Repeat the lines below exactly as they appear, but leave out the images.
· · · · · · ·
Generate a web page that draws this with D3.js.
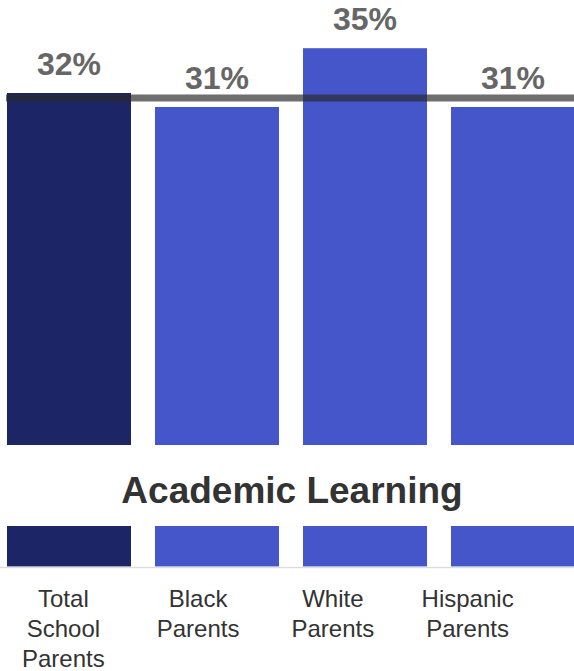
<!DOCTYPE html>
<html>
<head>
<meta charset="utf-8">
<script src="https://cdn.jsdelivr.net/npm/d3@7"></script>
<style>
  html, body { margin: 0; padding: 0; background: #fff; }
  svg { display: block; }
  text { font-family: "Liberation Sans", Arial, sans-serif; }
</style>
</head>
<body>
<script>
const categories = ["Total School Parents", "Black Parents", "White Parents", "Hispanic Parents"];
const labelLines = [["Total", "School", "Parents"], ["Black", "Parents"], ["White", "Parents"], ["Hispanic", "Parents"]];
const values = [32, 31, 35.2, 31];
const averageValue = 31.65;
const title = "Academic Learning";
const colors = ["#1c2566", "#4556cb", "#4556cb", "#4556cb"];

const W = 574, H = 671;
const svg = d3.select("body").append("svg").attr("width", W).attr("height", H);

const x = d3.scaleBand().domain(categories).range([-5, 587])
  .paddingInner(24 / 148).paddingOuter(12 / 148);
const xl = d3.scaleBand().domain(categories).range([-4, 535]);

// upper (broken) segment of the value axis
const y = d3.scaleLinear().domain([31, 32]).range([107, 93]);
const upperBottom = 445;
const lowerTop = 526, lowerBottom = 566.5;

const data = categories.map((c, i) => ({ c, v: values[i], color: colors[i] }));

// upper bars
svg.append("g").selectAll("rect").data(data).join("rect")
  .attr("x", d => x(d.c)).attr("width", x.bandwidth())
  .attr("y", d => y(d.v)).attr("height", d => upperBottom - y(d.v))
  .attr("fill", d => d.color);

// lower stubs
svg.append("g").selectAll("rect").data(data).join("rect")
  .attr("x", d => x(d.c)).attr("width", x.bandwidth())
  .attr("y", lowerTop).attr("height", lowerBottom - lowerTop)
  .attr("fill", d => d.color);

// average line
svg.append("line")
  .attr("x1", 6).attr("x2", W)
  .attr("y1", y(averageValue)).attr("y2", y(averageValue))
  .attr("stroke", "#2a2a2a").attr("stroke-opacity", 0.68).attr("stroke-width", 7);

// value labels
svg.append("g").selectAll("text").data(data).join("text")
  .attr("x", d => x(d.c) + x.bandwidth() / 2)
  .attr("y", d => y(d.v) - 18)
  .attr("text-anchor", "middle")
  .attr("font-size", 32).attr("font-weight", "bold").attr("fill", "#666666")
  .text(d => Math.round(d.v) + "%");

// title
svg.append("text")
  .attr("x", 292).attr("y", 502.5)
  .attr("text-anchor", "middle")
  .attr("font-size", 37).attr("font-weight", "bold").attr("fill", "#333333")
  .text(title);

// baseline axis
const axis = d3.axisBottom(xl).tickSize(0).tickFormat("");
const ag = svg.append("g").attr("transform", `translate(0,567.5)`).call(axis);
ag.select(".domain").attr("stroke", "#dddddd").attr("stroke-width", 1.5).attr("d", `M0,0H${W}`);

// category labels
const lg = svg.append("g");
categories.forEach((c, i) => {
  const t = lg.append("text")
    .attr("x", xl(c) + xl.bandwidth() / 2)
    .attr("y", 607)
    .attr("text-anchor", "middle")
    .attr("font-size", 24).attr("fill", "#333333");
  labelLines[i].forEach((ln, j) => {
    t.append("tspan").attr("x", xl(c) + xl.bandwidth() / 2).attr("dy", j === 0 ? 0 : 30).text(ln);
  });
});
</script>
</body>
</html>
· · · · · · ·
» **ANSWER TO THIS TASK**:
Generate a web page that draws this with D3.js.
<!DOCTYPE html>
<html>
<head>
<meta charset="utf-8">
<script src="https://cdn.jsdelivr.net/npm/d3@7"></script>
<style>
  html, body { margin: 0; padding: 0; background: #fff; }
  svg { display: block; }
  text { font-family: "Liberation Sans", Arial, sans-serif; }
</style>
</head>
<body>
<script>
const categories = ["Total School Parents", "Black Parents", "White Parents", "Hispanic Parents"];
const labelLines = [["Total", "School", "Parents"], ["Black", "Parents"], ["White", "Parents"], ["Hispanic", "Parents"]];
const values = [32, 31, 35.2, 31];
const averageValue = 31.65;
const title = "Academic Learning";
const colors = ["#1c2566", "#4556cb", "#4556cb", "#4556cb"];

const W = 574, H = 671;
const svg = d3.select("body").append("svg").attr("width", W).attr("height", H);

const x = d3.scaleBand().domain(categories).range([-5, 587])
  .paddingInner(24 / 148).paddingOuter(12 / 148);
const xl = d3.scaleBand().domain(categories).range([-4, 535]);

// upper (broken) segment of the value axis
const y = d3.scaleLinear().domain([31, 32]).range([107, 93]);
const upperBottom = 445;
const lowerTop = 526, lowerBottom = 566.5;

const data = categories.map((c, i) => ({ c, v: values[i], color: colors[i] }));

// upper bars
svg.append("g").selectAll("rect").data(data).join("rect")
  .attr("x", d => x(d.c)).attr("width", x.bandwidth())
  .attr("y", d => y(d.v)).attr("height", d => upperBottom - y(d.v))
  .attr("fill", d => d.color);

// lower stubs
svg.append("g").selectAll("rect").data(data).join("rect")
  .attr("x", d => x(d.c)).attr("width", x.bandwidth())
  .attr("y", lowerTop).attr("height", lowerBottom - lowerTop)
  .attr("fill", d => d.color);

// average line
svg.append("line")
  .attr("x1", 6).attr("x2", W)
  .attr("y1", y(averageValue)).attr("y2", y(averageValue))
  .attr("stroke", "#2a2a2a").attr("stroke-opacity", 0.68).attr("stroke-width", 7);

// value labels
svg.append("g").selectAll("text").data(data).join("text")
  .attr("x", d => x(d.c) + x.bandwidth() / 2)
  .attr("y", d => y(d.v) - 18)
  .attr("text-anchor", "middle")
  .attr("font-size", 32).attr("font-weight", "bold").attr("fill", "#666666")
  .text(d => Math.round(d.v) + "%");

// title
svg.append("text")
  .attr("x", 292).attr("y", 502.5)
  .attr("text-anchor", "middle")
  .attr("font-size", 37).attr("font-weight", "bold").attr("fill", "#333333")
  .text(title);

// baseline axis
const axis = d3.axisBottom(xl).tickSize(0).tickFormat("");
const ag = svg.append("g").attr("transform", `translate(0,567.5)`).call(axis);
ag.select(".domain").attr("stroke", "#dddddd").attr("stroke-width", 1.5).attr("d", `M0,0H${W}`);

// category labels
const lg = svg.append("g");
categories.forEach((c, i) => {
  const t = lg.append("text")
    .attr("x", xl(c) + xl.bandwidth() / 2)
    .attr("y", 607)
    .attr("text-anchor", "middle")
    .attr("font-size", 24).attr("fill", "#333333");
  labelLines[i].forEach((ln, j) => {
    t.append("tspan").attr("x", xl(c) + xl.bandwidth() / 2).attr("dy", j === 0 ? 0 : 30).text(ln);
  });
});
</script>
</body>
</html>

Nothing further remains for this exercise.